L’erreur que font beaucoup de médias dans leur analyse de cet incident, c’est qu’il y a au sein de la population orthodoxe une petite minorité qui multiplie les dérives depuis des mois. Ils ne sont cautionnés par aucune autorité religieuse. Ces gens ont un comportement de voyou et font un usage régulier de la violence. Nous avons ici le cas de violences perpétrées envers une jeune fille qui n’est d’ailleurs même pas une laïque. Elle appartient au monde sioniste religieux, des gens qui ressemblent aux juifs que l’on peut voir en France et qui allient parfaitement religiosité et modernité.

Qui sont les radicaux qui ont attaqué cette fillette ?

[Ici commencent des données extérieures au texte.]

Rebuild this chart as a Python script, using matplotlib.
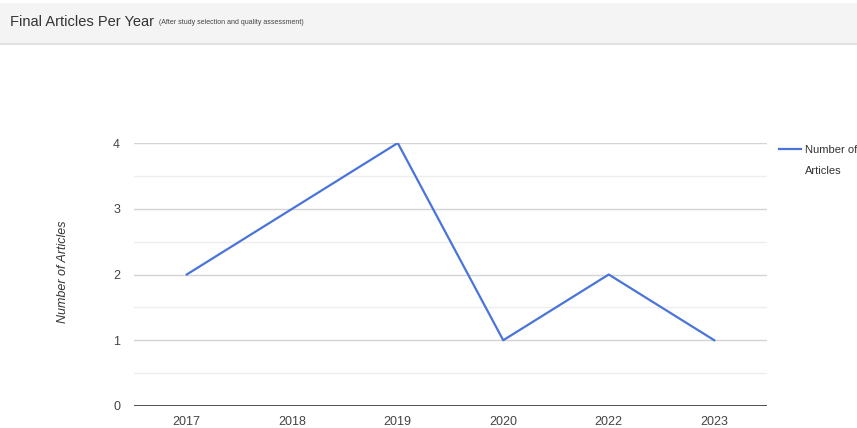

Cette minorité attaque aussi bien les laïques que les sionistes religieux. Régulièrement, ils affrontent les forces de l’ordre. Ils refusent toute possibilité de coexistence avec une population dont ils remettent en cause la judéité dès lors qu’ils n’ont pas le même mode de vie qu’eux. Cette petite minorité extrêmement vociférante et militante s’est rendu très visible. C’est la frange la plus radicale et la plus mal élevée du monde orthodoxe. Ils ne représentent absolument pas le monde orthodoxe dans son ensemble.

On remarque malgré tout des attitudes rigoristes dans tout le pays comme des bus ou des trottoirs réservés aux hommes ou aux femmes. En Israël, il existe toujours des différences traditionnelles entre les hommes et les femmes, sans qu’il s’agisse d’une inégalité. Au sein des ultra-orthodoxes, la coutume veut que l’homme se consacre à plein temps à l’étude et la femme au foyer et à l’éducation. Malgré les bourses qui leurs sont attribuées, cette population est plutôt dans la frange pauvre de la société israélienne. Nécessité faisant force de loi, un certain nombre de rabbins orthodoxes acceptent le travail des femmes. Reste une frange d’irréductibles qui rejette toute forme d’évolution.

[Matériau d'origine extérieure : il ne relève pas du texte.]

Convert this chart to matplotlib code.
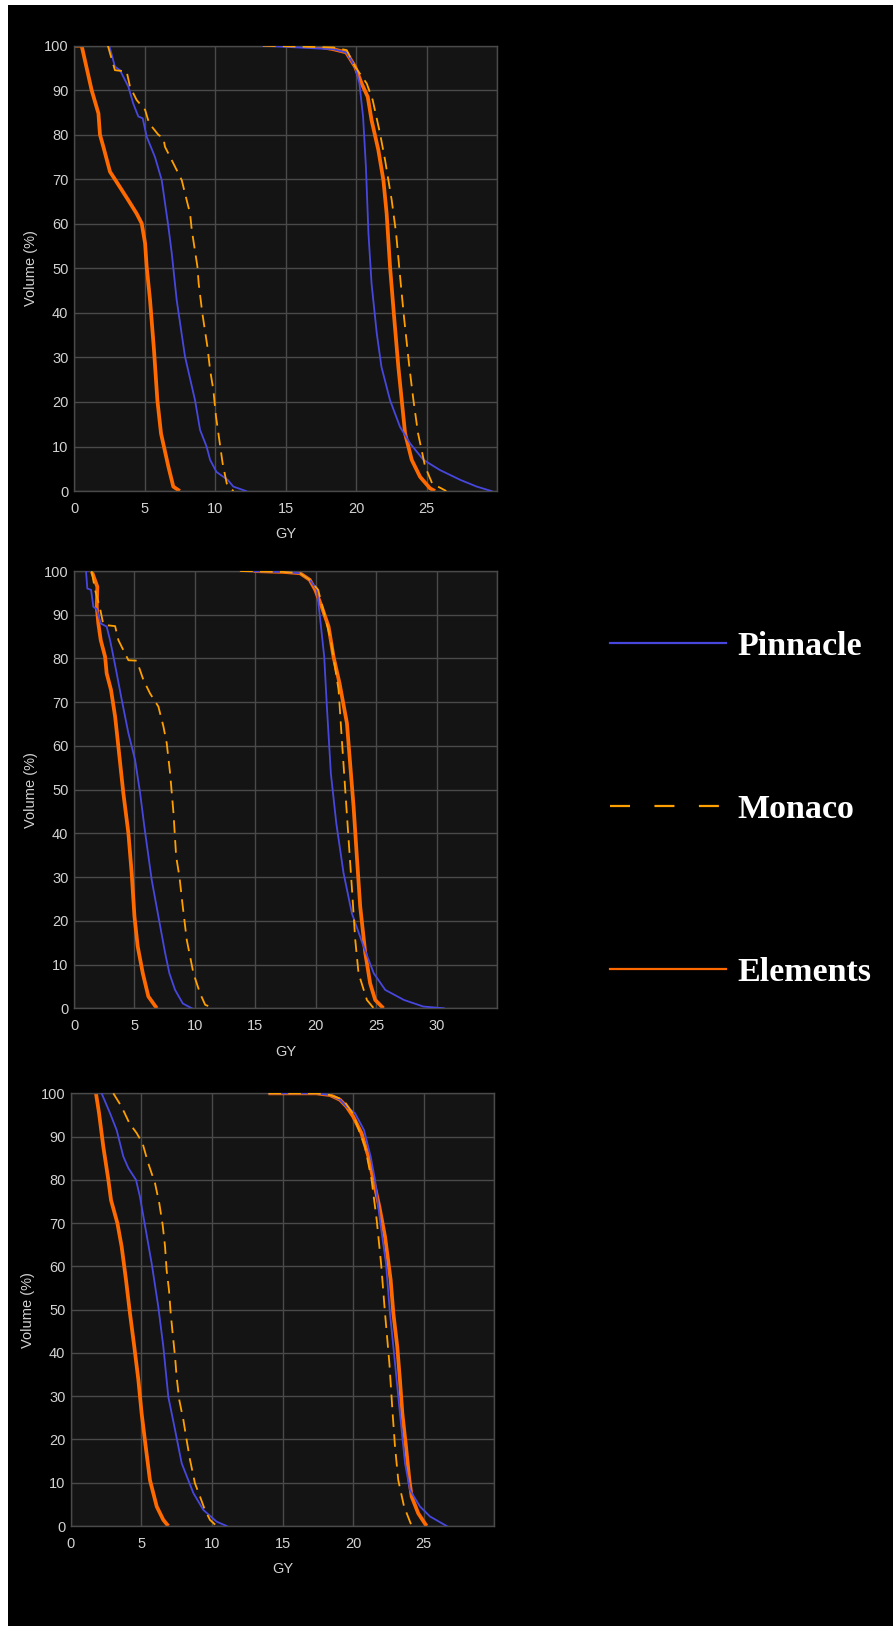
import matplotlib.pyplot as plt
from matplotlib.lines import Line2D
from matplotlib.patches import Rectangle

plt.rcParams['font.family'] = ['Liberation Sans', 'DejaVu Sans']

# --- panel 1 (dose Gy, volume %) ---
p1_pin_low_x = [2.5, 2.9, 3.26, 3.85, 4.2, 4.56, 4.87, 5.15, 5.74, 6.22, 6.69, 6.93, 7.28, 7.87, 8.58, 8.94, 9.4, 9.65, 10.1, 10.9, 11.3, 12.2]
p1_pin_low_y = [100, 95.3, 94.5, 90.8, 87, 84.1, 83.7, 79.6, 75, 69.8, 59.4, 53.4, 42.9, 30.2, 20.4, 13.7, 10, 7, 4.3, 2.5, 1, 0]
p1_mon_low_x = [2.4, 2.55, 2.9, 3.73, 3.97, 4.44, 5.04, 5.32, 5.98, 6.34, 6.45, 7.04, 7.64, 7.99, 8.23, 8.35, 8.75, 8.84, 9.1, 9.46, 9.65, 9.88, 10.07, 10.24, 10.54, 10.83, 11.3]
p1_mon_low_y = [100, 98.3, 94.5, 94.2, 90.8, 87.8, 85.6, 82.6, 80, 79.2, 77.3, 73.6, 69.8, 65.3, 62.3, 58.6, 50.4, 46.6, 39.9, 32.4, 27.2, 22.7, 16.7, 12.9, 6.2, 1.7, 0]
p1_ele_low_x = [0, 0.54, 1.25, 1.73, 1.84, 2.08, 2.55, 2.9, 3.85, 4.44, 4.8, 5.04, 5.15, 5.39, 5.67, 5.91, 6.17, 6.69, 7.04, 7.5]
p1_ele_low_y = [100, 100, 90, 84.8, 80, 77.3, 71.7, 70, 65.3, 62.3, 60.1, 55.6, 50.4, 42.9, 31.7, 20.4, 12.9, 5.5, 1, 0]
p1_pin_high_x = [13.4, 18.4, 19.3, 19.93, 20.24, 20.5, 20.7, 20.88, 21.1, 21.47, 21.8, 22.41, 23.12, 23.83, 24.78, 25.96, 27.4, 28.56, 29.6]
p1_pin_high_y = [100, 99.2, 98.5, 95.3, 91.5, 84, 72.8, 57.9, 46.6, 35.4, 27.9, 20.4, 14.4, 10.7, 7, 4.7, 2.5, 1, 0]
p1_mon_high_x = [13.4, 18.4, 19.34, 19.93, 20.76, 21.18, 21.7, 22.06, 22.53, 22.84, 23.17, 23.4, 23.78, 24.07, 24.4, 24.9, 25.4, 26.4]
p1_mon_high_y = [100, 99.6, 99, 95.3, 91.5, 87.8, 80.3, 74.3, 65.3, 57.9, 46.6, 39.1, 27.9, 20.4, 12.9, 5.5, 1.7, 0]
p1_ele_high_x = [15.1, 17.0, 18.4, 19.3, 19.93, 20.4, 20.83, 21.1, 21.58, 21.94, 22.17, 22.41, 22.7, 23.0, 23.24, 23.48, 23.95, 24.54, 25.25, 25.6]
p1_ele_high_y = [100, 100, 99.2, 98.5, 95.3, 91.5, 88.5, 83.3, 76.6, 69.8, 62.3, 50.4, 39.1, 27.9, 20.4, 12.9, 7, 3.2, 0.6, 0]

# --- panel 2 ---
p2_pin_low_x = [0.99, 1.1, 1.41, 1.6, 1.88, 2.21, 2.7, 2.98, 3.26, 3.53, 3.95, 4.5, 5.05, 5.47, 5.82, 6.43, 6.98, 7.54, 7.89, 8.36, 9.0, 9.74]
p2_pin_low_y = [100, 96, 95.7, 91.8, 91.3, 88, 87.3, 84.2, 80.4, 76.6, 70.5, 62.9, 56.8, 49.2, 41.5, 29.3, 21, 12.6, 8, 4.2, 1.1, 0]
p2_mon_low_x = [1.46, 1.74, 2.15, 2.43, 3.4, 3.67, 4.5, 5.19, 5.74, 6.29, 6.98, 7.4, 7.67, 7.95, 8.23, 8.45, 8.72, 9.0, 9.33, 9.88, 10.43, 10.85, 11.54]
p2_mon_low_y = [100, 95.7, 91.5, 87.7, 87.4, 84.2, 79.6, 79.5, 75.1, 72, 69, 64.4, 60.6, 53.7, 44.6, 34.7, 30.1, 23.2, 15.6, 8, 3.4, 0.8, 0]
p2_ele_low_x = [1.46, 1.93, 1.88, 2.01, 2.21, 2.57, 2.7, 3.06, 3.4, 3.67, 4.08, 4.5, 4.77, 5.0, 5.27, 5.69, 6.15, 6.85]
p2_ele_low_y = [100, 96.4, 91.8, 88, 84.2, 80.4, 76.6, 72.8, 66.7, 59.8, 49.2, 40, 30.9, 21, 14.1, 8, 2.7, 0]
p2_pin_high_x = [13.75, 17.3, 18.7, 19.5, 20.1, 20.3, 20.7, 20.92, 21.25, 21.7, 22.3, 22.99, 23.96, 24.8, 25.75, 27.3, 28.9, 30.6]
p2_pin_high_y = [100, 99.8, 99.5, 98, 95.7, 90.7, 80.4, 69, 53.7, 42.3, 30.9, 21.7, 14.1, 8, 4.2, 1.9, 0.4, 0]
p2_mon_high_x = [13.75, 17.3, 18.7, 19.5, 20.2, 21.25, 21.89, 22.16, 22.44, 22.72, 23.0, 23.27, 23.54, 24.23, 24.8]
p2_mon_high_y = [100, 99.8, 99.5, 98, 95.7, 84.2, 72.8, 61.4, 49.9, 38.5, 27.1, 15.6, 8, 1.9, 0]
p2_ele_high_x = [14.85, 17.3, 18.7, 19.5, 19.96, 20.5, 21.06, 21.47, 21.97, 22.58, 22.8, 23.13, 23.4, 23.68, 24.1, 24.5, 24.92, 25.6]
p2_ele_high_y = [100, 99.8, 99.5, 98, 95.7, 91.8, 87.3, 80.4, 74.3, 65.2, 57.5, 46.1, 34.7, 23.2, 12.6, 5.7, 1.9, 0]

# --- panel 3 ---
p3_pin_low_x = [2.17, 2.77, 3.24, 3.71, 4.07, 4.61, 4.89, 5.18, 5.72, 6.19, 6.55, 6.9, 7.38, 7.85, 8.68, 9.39, 10.33, 11.04]
p3_pin_low_y = [100, 95.4, 91.5, 85.4, 82.7, 80, 76.1, 70.7, 60.7, 50.7, 41.4, 29.9, 22.2, 14.5, 7.6, 3.7, 1, 0]
p3_mon_low_x = [3.0, 3.59, 4.14, 4.66, 5.08, 5.48, 5.96, 6.26, 6.5, 6.67, 6.78, 6.95, 7.07, 7.21, 7.38, 7.49, 7.68, 7.97, 8.2, 8.44, 8.79, 9.15, 9.5, 9.86, 10.33]
p3_mon_low_y = [100, 96.9, 93.1, 90.8, 88.4, 83.8, 79.2, 74.6, 69.6, 64.6, 59.2, 54.5, 49.2, 44.5, 39.1, 34.5, 29.1, 24.5, 19.9, 15.3, 9.9, 6.8, 3.7, 1.4, 0]
p3_ele_low_x = [1.77, 1.99, 2.29, 2.65, 2.84, 3.29, 3.59, 3.9, 4.18, 4.49, 4.78, 5.01, 5.3, 5.6, 6.08, 6.55, 6.9]
p3_ele_low_y = [100, 95.4, 87.7, 80, 75.3, 70, 64.6, 56.9, 49.2, 41.4, 33.7, 26, 18.3, 10.6, 4.5, 1.4, 0]
p3_pin_high_x = [14.0, 17.4, 18.37, 19.08, 19.55, 20.14, 20.78, 21.25, 21.56, 21.91, 22.34, 22.62, 22.98, 23.33, 23.69, 24.04, 24.75, 25.46, 26.64]
p3_pin_high_y = [100, 100, 99.6, 98.5, 96.9, 95.4, 91.5, 85.4, 80, 70.7, 60.7, 49.2, 37.6, 26, 14.5, 8.3, 4.5, 2.2, 0]
p3_mon_high_x = [14.0, 17.4, 18.37, 19.31, 19.98, 20.85, 21.32, 21.68, 21.99, 22.27, 22.58, 22.81, 22.98, 23.21, 23.62, 24.16]
p3_mon_high_y = [100, 100, 99.6, 98.5, 95.4, 87.7, 80, 70.7, 60.7, 49.2, 37.6, 26, 18.3, 10.6, 4.5, 0]
p3_ele_high_x = [14.0, 17.4, 18.37, 19.08, 19.55, 20.02, 20.6, 21.09, 21.44, 21.87, 22.27, 22.67, 22.86, 23.14, 23.33, 23.5, 23.76, 24.0, 24.16, 24.63, 25.22]
p3_ele_high_y = [100, 100, 99.6, 98.5, 96.9, 94.6, 90.8, 85.4, 80, 73.8, 66.9, 56.9, 49.2, 41.4, 33.7, 26, 18.3, 10.6, 6.8, 2.9, 0]

x_limits = [30, 35, 30]
x_ticks = [[0, 5, 10, 15, 20, 25], [0, 5, 10, 15, 20, 25, 30], [0, 5, 10, 15, 20, 25]]
y_ticks = [0, 10, 20, 30, 40, 50, 60, 70, 80, 90, 100]
labels = ['Pinnacle', 'Monaco', 'Elements']

c_pin = '#4747dd'
c_mon = '#ffa000'
c_ele = '#ff6a00'

panels = [
    [(p1_pin_low_x, p1_pin_low_y), (p1_pin_high_x, p1_pin_high_y),
     (p1_mon_low_x, p1_mon_low_y), (p1_mon_high_x, p1_mon_high_y),
     (p1_ele_low_x, p1_ele_low_y), (p1_ele_high_x, p1_ele_high_y)],
    [(p2_pin_low_x, p2_pin_low_y), (p2_pin_high_x, p2_pin_high_y),
     (p2_mon_low_x, p2_mon_low_y), (p2_mon_high_x, p2_mon_high_y),
     (p2_ele_low_x, p2_ele_low_y), (p2_ele_high_x, p2_ele_high_y)],
    [(p3_pin_low_x, p3_pin_low_y), (p3_pin_high_x, p3_pin_high_y),
     (p3_mon_low_x, p3_mon_low_y), (p3_mon_high_x, p3_mon_high_y),
     (p3_ele_low_x, p3_ele_low_y), (p3_ele_high_x, p3_ele_high_y)],
]

fig = plt.figure(figsize=(8.93, 16.26), dpi=100, facecolor='white')
# black canvas, leaving the thin white strips at left/top of the screenshot
fig.patches.append(Rectangle((8 / 893, 0), 1, 1 - 5 / 1626, transform=fig.transFigure,
                             facecolor='black', edgecolor='none', zorder=-10))

# axes rectangles [left, bottom, width, height] in figure fraction
rects = [[0.0829, 0.6980, 0.4737, 0.2739],
         [0.0829, 0.3799, 0.4737, 0.2689],
         [0.0795, 0.0615, 0.4737, 0.2661]]

for i, rect in enumerate(rects):
    ax = fig.add_axes(rect)
    ax.set_facecolor('#141414')
    curves = panels[i]
    for (x, y) in curves[0:2]:
        ax.plot(x, y, color=c_pin, lw=1.3, zorder=3)
    for (x, y) in curves[2:4]:
        ax.plot(x, y, color=c_mon, lw=1.3, dashes=(7, 4), zorder=4)
    for (x, y) in curves[4:6]:
        ax.plot(x, y, color=c_ele, lw=2.7, zorder=2, solid_capstyle='butt')
    ax.set_xlim(0, x_limits[i])
    ax.set_ylim(0, 100)
    ax.set_xticks(x_ticks[i] + [x_limits[i]])
    ax.set_xticklabels([str(t) for t in x_ticks[i]] + [''])
    ax.set_yticks(y_ticks)
    ax.grid(True, color='#4a4a4a', lw=1.0)
    ax.set_axisbelow(True)
    for s in ax.spines.values():
        s.set_color('#4a4a4a')
        s.set_linewidth(1.0)
    ax.tick_params(length=0, colors='#d2d2d2', labelsize=10.5)
    ax.tick_params(axis='x', pad=8)
    ax.tick_params(axis='y', pad=4)
    ax.set_ylabel('Volume (%)', color='#d2d2d2', fontsize=10.5, labelpad=4)
    ax.set_xlabel('GY', color='#d2d2d2', fontsize=10.5, labelpad=8)

handles = [Line2D([], [], color=c_pin, lw=1.6),
           Line2D([], [], color=c_mon, lw=1.6, dashes=(9, 11)),
           Line2D([], [], color=c_ele, lw=1.6)]
leg = fig.legend(handles, labels, loc='upper left', bbox_to_anchor=(0.649, 0.631),
                 frameon=False, handlelength=3.4, handletextpad=0.35, labelspacing=3.88,
                 prop={'family': 'Liberation Serif', 'weight': 'bold', 'size': 24.5})
for t in leg.get_texts():
    t.set_color('white')

fig.savefig('out.png', dpi=100, facecolor=fig.get_facecolor())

Le pouvoir semble avoir des difficultés à contrôler les éléments les plus radicaux de la population orthodoxe. Comment réagit le reste des Israéliens ?

Les ultra-orthodoxes manifestent régulièrement pour des raisons récurrentes. Lors de projets de constructions sur d’anciens cimetières par exemple. Ils s’opposent ainsi régulièrement aux sites archéologiques. Mais malgré ces mouvements, nous n’avons encore jamais vu d’intifada des ultra-orthodoxes malgré un fantasme régulièrement évoqué dans les médias. C’est un souci qui découle directement de cette fraction radicalisée qui échappe effectivement à toute forme de contrôle. Ils rejettent d’ailleurs toute forme d’Etat : ils n’acceptent pas les allocations, les logements sociaux ou même les cartes téléphoniques de la compagnie nationale.

La majorité du monde ultra-orthodoxe, même si elle est opposée à l’idéologie sioniste, a appris à composer avec l’Etat et ses institutions. Les laïcs estiment d’ailleurs qu’elle l’a trop bien fait : grâce à un système de représentation à la proportionnelle quasi intégrale, les partis ultra religieux  détiennent à la Knesset [NDLR : le Parlement israélien] le nombre de sièges nécessaire pour être l’appoint indispensable à toute coalition gouvernementale. C’est le cas aussi bien à droite qu’à gauche qui doivent composer avec les pressions exercées sur certains sujets par les ultra orthodoxes.